Lawyer and activist Barrister Deji Adeyanju strongly disagreed with President Bola Tinubu’s declaration of a state of emergency in Rivers State.
Displeased by the move, Adeyanju likened the actions to those taken by Adolf Hitler in Nazi Germany.
In an interview with Pulse Nigeria, Adeyanju stated that the president lacks the constitutional power to suspend an elected governor or unilaterally impose emergency rule.
He said, “The governor is not an appointee of the president; he is an elected official, just like the president himself. What Tinubu has done is completely outside his constitutional powers.
According to Adeyanju, the president cannot simply wake up one morning, after eating Amala, and declare a state of emergency in an opposition-controlled state.
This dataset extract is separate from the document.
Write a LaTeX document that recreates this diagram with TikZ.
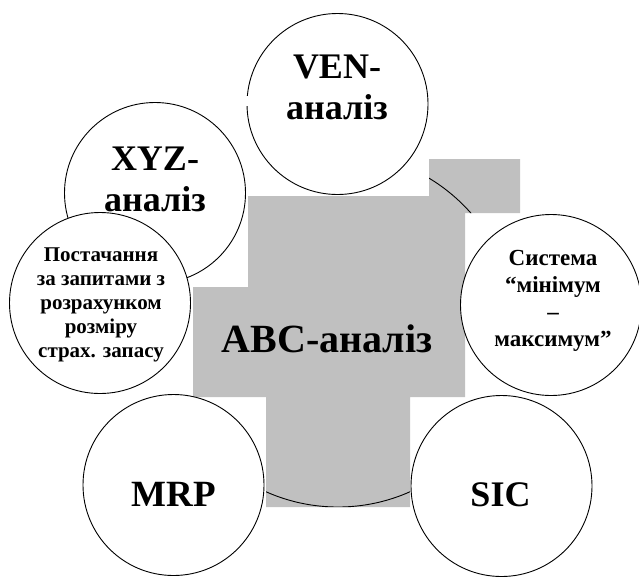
\documentclass[tikz,border=0pt]{standalone}
\usepackage{fontspec}
\setmainfont{Liberation Serif}
\definecolor{shade}{RGB}{192,192,192}
\begin{document}
\begin{tikzpicture}[x=1pt,y=-1pt,
  sat/.style={circle,draw=black,fill=white,line width=0.9pt,minimum size=181pt,inner sep=0pt},
  lbl/.style={anchor=base,inner sep=0pt,font=\bfseries},
  big/.style={lbl,font=\bfseries\fontsize{36}{41}\selectfont},
  small/.style={lbl,font=\bfseries\fontsize{21}{24}\selectfont},
  mid/.style={lbl,font=\bfseries\fontsize{23}{27}\selectfont}]
\useasboundingbox (0,0) rectangle (639,576);
% gray shading of the central text
\path[fill=shade] (193,287) -- (248,287) -- (248,196) -- (429,196) -- (429,159)
  -- (520,159) -- (520,213) -- (465,213) -- (465,397) -- (410,397) -- (410,507)
  -- (266,507) -- (266,397) -- (193,397) -- cycle;
% central circle, visible only over the shading
\begin{scope}
\clip (193,287) -- (248,287) -- (248,196) -- (429,196) -- (429,159)
  -- (520,159) -- (520,213) -- (465,213) -- (465,397) -- (410,397) -- (410,507)
  -- (266,507) -- (266,397) -- (193,397) -- cycle;
\node[circle,draw=black,line width=0.9pt,minimum size=354pt,inner sep=0pt] (centre) at (338,330) {};
\end{scope}
\node[lbl,font=\bfseries\fontsize{40}{46}\selectfont] (abc) at (327,352) {ABC-аналіз};
% satellites
\node[sat] (xyz) at (155,193) {};
\node[sat] (post) at (100,303) {};
\node[sat] (ven) at (337.5,104) {};
\node[sat] (sys) at (551,305) {};
\node[sat] (mrp) at (173.5,485) {};
\node[sat] (sic) at (501.5,486) {};
\fill[white] (243,96) rectangle (249,106);
% texts
\node[big] (ven1) at (337,78) {VEN-};
\node[big] (ven2) at (337,119) {аналіз};
\node[big] (xyz1) at (155,170) {XYZ-};
\node[big] (xyz2) at (155,211) {аналіз};
\node[small] (post1) at (101,261) {Постачання};
\node[small] (post2) at (101,285) {за запитами з};
\node[small] (post3) at (101,309) {розрахунком};
\node[small] (post4) at (101,333) {розміру};
\node[small] (post5) at (101,357) {страх. запасу};
\node[mid] (sys1) at (553,265) {Система};
\node[mid] (sys2) at (553,292) {“мінімум};
\node[mid] (sys3) at (553,319) {–};
\node[mid] (sys4) at (553,346) {максимум”};
\node[lbl,font=\bfseries\fontsize{37}{42}\selectfont] (mrpt) at (174,506) {MRP};
\node[lbl,font=\bfseries\fontsize{36}{41}\selectfont] (sict) at (500.5,506) {SIC};
\end{tikzpicture}
\end{document}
This is nothing but a civilian coup.”
Citing Section 305 of the Nigerian Constitution, Adeyanju explained that a state of emergency can only be declared if law and order have completely collapsed and if conventional security forces, particularly the police, have failed to restore normalcy.
“This administration is beginning to feel like a military regime,” he added, as he recounted how Tinubu, as a member of the defunct NADECO group, once opposed similar actions under General Sani Abacha’s military government.
Adeyanju also pointed out that the Minister of the Federal Capital Territory, Nyesom Wike, stands to gain politically from his role in the Rivers crisis.
“Wike should be investigated for the pipeline explosion in Rivers. In other states, where hundreds have been killed, no state of emergency was declared. Yet in Rivers, where no one was killed, Tinubu moves in. Of course, this is political,” he said.
Adeyanju charged the Rivers State Government to challenge the decision in court, insisting that only the judiciary or an impeachment process can lawfully remove a governor.
“The way forward is for the Supreme Court to decide: Does the president have the power to suspend a governor? The answer is clear—he does not,” he concluded.